Going Further

Going Further#

Cubic splines#

Cubic splines are a popular way of interpolating data. A cubic polynomial is fit to 2 adjacent data samples. Consider a cubic of the form:

\[p_i(x) = a (x-x_i)^3 + b(x - x_i)^2 + c (x-x_i) + d\]

We want to fit \(p_i(x)\) to the range \([x_i, x_{i+1}]\), as illustrated here:

example of 3 splines interpolating points

Consider the points \((x_1, f_1)\) and \((x_2, f_2)\). Since we need 4 parameters to fit a cubic, we use the values of the function at the two points as well as the derivatives. And the derivatives of the cubic at the end point are matched to those of the next cubic spline.

At \(x_1\):

  • \(p_0(x_1) = f_1\)

  • \(p_1(x_1) = f_1\)

  • \(p_0^\prime(x_1) = p_1^\prime(x_1)\)

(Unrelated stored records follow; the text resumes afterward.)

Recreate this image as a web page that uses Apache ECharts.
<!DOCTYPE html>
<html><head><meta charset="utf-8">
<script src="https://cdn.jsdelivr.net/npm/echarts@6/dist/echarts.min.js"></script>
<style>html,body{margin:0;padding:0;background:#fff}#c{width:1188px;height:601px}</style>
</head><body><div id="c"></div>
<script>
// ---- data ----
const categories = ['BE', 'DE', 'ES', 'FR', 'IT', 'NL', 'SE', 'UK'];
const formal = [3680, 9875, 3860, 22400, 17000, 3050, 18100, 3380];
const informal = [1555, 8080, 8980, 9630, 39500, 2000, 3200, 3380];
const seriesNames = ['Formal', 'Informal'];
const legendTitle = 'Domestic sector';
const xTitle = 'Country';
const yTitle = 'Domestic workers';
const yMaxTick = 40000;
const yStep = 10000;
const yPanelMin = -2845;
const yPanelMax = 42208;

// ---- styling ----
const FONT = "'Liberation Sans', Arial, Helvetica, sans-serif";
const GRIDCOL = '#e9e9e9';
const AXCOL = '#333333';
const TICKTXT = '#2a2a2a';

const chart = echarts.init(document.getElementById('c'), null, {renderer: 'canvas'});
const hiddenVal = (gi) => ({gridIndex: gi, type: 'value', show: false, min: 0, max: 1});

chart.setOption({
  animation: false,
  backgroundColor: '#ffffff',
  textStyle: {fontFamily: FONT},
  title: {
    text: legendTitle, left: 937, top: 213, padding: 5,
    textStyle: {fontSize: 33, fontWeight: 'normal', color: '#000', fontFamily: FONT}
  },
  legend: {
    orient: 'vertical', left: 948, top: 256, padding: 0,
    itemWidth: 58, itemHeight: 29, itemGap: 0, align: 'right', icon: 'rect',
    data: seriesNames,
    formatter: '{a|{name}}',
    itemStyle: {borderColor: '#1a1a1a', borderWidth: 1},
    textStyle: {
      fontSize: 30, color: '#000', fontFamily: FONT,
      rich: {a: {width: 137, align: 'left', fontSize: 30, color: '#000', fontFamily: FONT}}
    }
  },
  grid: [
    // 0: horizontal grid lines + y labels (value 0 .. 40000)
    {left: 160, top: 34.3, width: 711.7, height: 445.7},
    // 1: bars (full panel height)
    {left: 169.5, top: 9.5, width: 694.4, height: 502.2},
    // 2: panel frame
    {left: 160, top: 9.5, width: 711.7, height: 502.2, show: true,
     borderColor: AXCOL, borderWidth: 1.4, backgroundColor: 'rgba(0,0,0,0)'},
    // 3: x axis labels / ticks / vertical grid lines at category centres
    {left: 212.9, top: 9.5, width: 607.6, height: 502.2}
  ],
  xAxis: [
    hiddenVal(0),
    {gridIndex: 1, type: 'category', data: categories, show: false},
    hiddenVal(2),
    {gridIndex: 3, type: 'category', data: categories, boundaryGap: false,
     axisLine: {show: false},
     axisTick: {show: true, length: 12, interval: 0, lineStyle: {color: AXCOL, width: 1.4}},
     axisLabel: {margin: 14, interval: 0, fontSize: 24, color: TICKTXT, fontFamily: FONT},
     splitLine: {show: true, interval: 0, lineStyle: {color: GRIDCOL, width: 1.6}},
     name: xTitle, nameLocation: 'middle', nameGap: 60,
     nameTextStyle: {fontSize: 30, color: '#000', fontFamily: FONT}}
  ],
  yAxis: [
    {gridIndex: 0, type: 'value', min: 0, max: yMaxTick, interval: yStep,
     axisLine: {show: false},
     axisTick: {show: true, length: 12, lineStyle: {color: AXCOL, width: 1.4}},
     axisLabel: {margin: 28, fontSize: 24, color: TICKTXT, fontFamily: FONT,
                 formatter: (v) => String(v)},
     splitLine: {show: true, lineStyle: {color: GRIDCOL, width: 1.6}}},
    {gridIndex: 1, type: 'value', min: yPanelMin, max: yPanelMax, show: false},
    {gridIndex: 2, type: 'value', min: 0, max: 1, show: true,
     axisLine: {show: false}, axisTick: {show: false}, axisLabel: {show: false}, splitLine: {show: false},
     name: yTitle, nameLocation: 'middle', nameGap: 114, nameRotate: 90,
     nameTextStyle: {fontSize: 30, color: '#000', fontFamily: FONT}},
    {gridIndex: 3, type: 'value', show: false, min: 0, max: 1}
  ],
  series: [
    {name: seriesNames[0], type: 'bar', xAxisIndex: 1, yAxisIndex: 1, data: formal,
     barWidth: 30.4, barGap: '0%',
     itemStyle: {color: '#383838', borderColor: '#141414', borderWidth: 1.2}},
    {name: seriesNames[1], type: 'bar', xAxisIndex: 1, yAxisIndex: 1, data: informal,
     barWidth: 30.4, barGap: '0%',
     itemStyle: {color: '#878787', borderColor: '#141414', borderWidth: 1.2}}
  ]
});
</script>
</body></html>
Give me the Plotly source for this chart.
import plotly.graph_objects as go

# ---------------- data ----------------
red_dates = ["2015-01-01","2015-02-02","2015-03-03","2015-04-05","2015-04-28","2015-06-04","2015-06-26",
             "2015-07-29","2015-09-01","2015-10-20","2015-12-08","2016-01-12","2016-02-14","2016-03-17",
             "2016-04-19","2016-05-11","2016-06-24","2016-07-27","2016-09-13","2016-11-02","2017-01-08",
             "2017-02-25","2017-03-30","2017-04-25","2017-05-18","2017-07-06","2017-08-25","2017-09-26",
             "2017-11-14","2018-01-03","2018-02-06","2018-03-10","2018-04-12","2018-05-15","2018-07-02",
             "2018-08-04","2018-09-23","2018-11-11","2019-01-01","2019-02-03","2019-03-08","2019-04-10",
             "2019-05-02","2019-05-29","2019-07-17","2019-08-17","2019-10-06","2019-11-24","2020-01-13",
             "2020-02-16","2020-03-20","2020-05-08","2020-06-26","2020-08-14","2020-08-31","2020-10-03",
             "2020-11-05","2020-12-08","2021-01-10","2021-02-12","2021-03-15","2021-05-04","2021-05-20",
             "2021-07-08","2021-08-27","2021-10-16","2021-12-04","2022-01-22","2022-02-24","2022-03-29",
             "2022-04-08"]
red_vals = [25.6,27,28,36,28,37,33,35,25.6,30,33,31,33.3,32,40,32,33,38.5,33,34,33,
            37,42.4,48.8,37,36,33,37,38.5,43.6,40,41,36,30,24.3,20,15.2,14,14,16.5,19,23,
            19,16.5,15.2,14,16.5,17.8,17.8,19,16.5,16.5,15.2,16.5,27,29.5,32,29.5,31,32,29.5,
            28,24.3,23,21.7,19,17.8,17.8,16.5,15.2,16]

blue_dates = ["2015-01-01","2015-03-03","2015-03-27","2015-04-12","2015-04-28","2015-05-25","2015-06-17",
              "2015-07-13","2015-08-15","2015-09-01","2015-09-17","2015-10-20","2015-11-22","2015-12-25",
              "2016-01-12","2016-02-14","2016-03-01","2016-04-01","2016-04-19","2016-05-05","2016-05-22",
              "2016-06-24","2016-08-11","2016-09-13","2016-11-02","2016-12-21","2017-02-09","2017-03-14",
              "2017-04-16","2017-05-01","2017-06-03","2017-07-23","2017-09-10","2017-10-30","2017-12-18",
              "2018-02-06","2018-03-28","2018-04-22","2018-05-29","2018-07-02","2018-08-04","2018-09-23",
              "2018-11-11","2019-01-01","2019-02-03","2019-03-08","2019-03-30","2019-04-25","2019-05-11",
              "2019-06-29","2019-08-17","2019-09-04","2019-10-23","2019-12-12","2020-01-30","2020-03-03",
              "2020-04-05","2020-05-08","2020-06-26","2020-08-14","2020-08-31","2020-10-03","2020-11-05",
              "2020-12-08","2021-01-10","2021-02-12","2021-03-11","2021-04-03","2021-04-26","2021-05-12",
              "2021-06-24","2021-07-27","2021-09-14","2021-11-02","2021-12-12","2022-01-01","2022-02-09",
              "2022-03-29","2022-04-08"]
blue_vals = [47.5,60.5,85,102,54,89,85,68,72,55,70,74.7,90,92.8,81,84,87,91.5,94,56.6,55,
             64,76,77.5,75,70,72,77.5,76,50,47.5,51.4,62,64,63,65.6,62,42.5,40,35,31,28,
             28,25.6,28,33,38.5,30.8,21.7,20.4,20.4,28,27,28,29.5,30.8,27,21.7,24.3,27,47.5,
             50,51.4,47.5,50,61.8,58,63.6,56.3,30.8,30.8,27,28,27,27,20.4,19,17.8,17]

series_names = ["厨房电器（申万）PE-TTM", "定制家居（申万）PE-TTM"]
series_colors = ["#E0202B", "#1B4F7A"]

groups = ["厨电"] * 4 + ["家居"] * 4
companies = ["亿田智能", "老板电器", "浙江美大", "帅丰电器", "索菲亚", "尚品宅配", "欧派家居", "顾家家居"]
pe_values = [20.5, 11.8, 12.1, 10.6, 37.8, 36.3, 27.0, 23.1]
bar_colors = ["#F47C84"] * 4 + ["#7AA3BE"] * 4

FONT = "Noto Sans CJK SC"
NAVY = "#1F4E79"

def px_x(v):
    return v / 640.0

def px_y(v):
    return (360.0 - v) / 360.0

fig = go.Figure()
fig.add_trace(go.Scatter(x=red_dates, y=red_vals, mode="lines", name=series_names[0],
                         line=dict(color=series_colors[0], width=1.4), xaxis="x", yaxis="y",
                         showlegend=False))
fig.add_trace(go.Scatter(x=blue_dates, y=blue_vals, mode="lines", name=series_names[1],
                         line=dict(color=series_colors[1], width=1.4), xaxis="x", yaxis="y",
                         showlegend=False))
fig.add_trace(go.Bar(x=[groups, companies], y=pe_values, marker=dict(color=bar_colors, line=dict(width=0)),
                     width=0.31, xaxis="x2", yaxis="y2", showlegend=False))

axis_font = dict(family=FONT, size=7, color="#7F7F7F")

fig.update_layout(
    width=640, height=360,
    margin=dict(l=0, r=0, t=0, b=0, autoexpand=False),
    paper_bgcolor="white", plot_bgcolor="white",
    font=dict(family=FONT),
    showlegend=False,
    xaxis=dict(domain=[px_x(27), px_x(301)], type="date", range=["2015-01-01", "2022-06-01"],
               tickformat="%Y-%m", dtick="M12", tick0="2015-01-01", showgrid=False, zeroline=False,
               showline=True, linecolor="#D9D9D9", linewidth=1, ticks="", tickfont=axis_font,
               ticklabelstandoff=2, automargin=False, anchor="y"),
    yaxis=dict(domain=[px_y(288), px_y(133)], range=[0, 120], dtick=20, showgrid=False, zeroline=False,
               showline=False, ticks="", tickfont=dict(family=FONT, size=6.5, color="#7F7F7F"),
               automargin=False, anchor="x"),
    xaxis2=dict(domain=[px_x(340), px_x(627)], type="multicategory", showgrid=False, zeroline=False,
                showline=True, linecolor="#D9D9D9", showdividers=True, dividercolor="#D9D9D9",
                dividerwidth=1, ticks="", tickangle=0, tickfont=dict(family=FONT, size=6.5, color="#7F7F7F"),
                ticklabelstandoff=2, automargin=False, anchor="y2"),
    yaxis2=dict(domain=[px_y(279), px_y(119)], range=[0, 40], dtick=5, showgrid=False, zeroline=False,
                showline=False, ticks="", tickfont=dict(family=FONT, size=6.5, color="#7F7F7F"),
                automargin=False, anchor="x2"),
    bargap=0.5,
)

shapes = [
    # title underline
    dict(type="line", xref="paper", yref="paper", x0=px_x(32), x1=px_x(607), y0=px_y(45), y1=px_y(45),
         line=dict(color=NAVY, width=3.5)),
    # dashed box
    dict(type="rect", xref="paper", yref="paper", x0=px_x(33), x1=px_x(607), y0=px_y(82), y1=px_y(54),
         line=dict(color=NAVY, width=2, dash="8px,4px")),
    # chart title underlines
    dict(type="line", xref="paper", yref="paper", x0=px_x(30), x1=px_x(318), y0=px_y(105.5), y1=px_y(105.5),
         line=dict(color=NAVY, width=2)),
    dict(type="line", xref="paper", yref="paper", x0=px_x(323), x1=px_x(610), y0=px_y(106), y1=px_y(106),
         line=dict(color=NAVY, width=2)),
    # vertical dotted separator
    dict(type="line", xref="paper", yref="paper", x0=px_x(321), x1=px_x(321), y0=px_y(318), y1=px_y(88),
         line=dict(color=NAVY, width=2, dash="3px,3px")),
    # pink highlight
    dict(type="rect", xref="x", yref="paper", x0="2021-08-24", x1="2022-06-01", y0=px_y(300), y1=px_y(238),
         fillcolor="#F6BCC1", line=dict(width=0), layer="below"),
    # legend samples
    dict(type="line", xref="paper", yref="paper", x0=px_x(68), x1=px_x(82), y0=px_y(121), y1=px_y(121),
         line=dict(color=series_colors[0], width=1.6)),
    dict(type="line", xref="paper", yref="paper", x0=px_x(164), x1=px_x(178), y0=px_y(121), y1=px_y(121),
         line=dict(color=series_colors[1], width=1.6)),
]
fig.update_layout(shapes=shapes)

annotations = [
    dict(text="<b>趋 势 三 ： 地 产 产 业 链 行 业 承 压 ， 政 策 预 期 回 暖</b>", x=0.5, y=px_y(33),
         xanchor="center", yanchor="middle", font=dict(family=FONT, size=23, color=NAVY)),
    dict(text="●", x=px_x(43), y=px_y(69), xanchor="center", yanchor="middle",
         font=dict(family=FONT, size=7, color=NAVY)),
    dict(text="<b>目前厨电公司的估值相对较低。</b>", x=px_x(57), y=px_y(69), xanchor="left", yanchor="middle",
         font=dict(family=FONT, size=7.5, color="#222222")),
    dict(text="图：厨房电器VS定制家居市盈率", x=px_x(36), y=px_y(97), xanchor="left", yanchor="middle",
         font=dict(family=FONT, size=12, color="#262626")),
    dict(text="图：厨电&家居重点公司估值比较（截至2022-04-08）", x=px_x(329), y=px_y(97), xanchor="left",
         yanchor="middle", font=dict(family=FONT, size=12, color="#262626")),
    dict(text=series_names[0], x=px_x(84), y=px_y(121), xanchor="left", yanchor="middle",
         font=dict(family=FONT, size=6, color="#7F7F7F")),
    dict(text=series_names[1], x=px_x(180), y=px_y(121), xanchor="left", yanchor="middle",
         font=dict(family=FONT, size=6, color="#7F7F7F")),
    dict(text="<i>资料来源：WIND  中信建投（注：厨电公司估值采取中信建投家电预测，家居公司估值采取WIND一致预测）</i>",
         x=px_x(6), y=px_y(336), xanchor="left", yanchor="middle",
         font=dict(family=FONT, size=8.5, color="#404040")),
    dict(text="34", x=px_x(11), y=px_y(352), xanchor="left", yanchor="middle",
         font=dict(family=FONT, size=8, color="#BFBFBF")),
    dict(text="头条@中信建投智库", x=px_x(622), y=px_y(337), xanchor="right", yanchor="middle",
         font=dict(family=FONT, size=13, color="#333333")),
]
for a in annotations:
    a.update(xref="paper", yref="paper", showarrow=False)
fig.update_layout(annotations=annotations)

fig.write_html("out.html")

  • \(p_0^{\prime\prime}(x_1) = p_1^{\prime\prime}(x_1)\)

and at \(x_2\):

  • \(p_1(x_2) = f_2\)

  • \(p_2(x_2) = f_2\)

  • \(p_1^\prime(x_2) = p_2^\prime(x_2)\)

  • \(p_1^{\prime\prime}(x_2) = p_2^{\prime\prime}(x_2)\)

This means that all of the cubics are coupled together, and a linear system needs to be solved for find all of the coefficients simultaneously.

Thermodynamic consistency#

One place where interpolation is widely used in astrophysics is in interpolating complex equations of state (like electron degeneracy) where computing the functions is very computationally expensive. By creating a grid of \(\rho, T\) points where the results are tabulated, a high-order, multidimensional interpolant can be used to cheaply find the thermodynamic state.

However, care must be taken to ensure that the results are thermodynamically consistent. This is discussed in the paper The Accuracy, Consistency, and Speed of an Electron-Positron Equation of State Based on Table Interpolation of the Helmholtz Free Energy.